Я вышел. Встретил около стенки Академии знакомого — уже такого лежебоку, который решительно никогда не подымается из дома. Яизумился:
— Откуда?
— С митинга учеников средних учебных заведений. В такой-то (нумер) аудитории.
— Ну?
— Интересно. Какой порядок! Председательствовал гимназист с усами. Тишина, все слушают. ‘Ораторов’ по очереди вызывают или под инициалами, или под псевдонимами. Боятся начальства. Но главное — порядок!
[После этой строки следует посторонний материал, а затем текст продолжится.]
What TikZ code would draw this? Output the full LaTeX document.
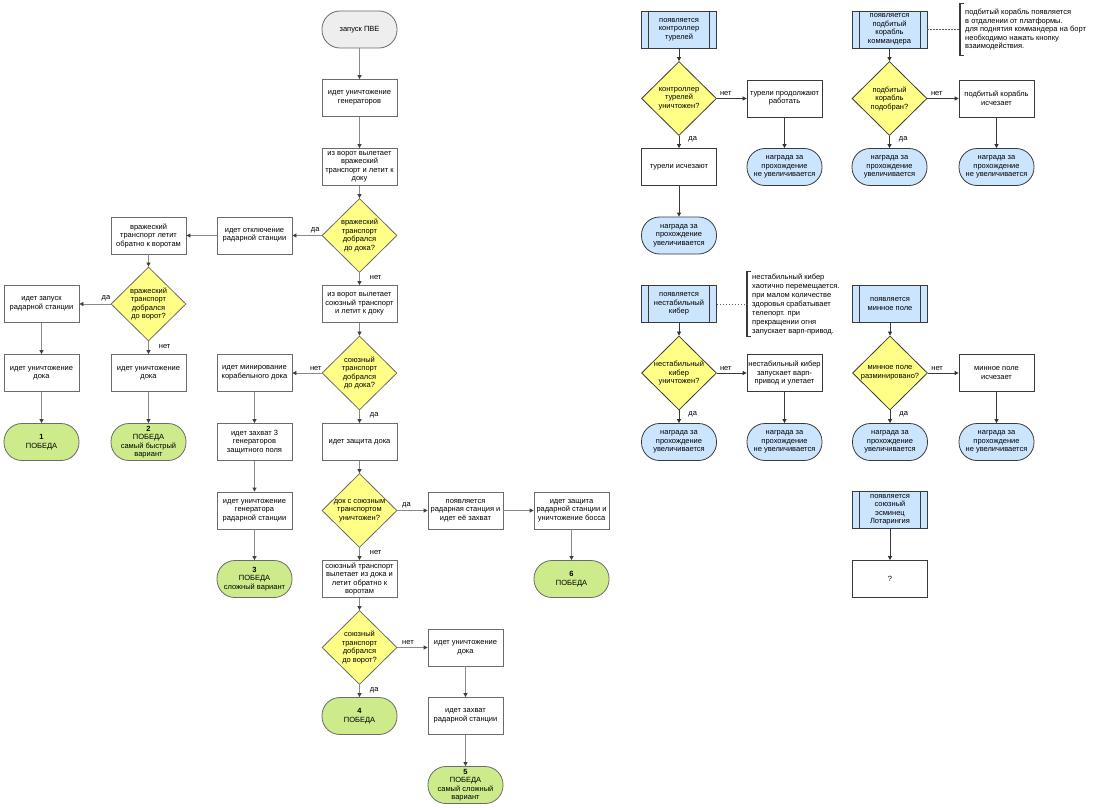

Где у нас в России порядок?! Везде — каша, а у мальчишек — система.
‘У мальчишек система’ — и я ужасно смеялся, спеша домой. Но как бы то ни было, действительно, — это занимательные, новые и содержательные лекции, сказанные не монотонным, мертвым языком, и притом на какие-то чужие, не русские темы, какие я слушал в 1878—1882 году в Московском университете и каковые читали, верно, тут утром этого дня. ‘Рыба ищет где глубже, а человек где лучше’. И мне стало воочию понятно, отчего митинги ввалились в учебные заведения и ‘tout Petersbourg’ валил на них. Кажется, эту ‘воду опустили’, недосмотрели, — и она потекла ‘куда следует’ или ‘куда не следует’, смотря по вкусам и ‘убеждению’.
12 октября.
КОММЕНТАРИИ
Впервые — Новое время. 1905. 25 октября. No 10641, 2 ноября. No 10649.
С. 62. ‘Русская старина’ — исторический журнал, издававшийся в Петербурге в 1870—1918 гг.
…молодость моего спутника. — Розанов жил в 1905 г. на Шпалерной, д. 39, кв. 4, и ходил на митинг со своим племянником Вл. Н. Розановым.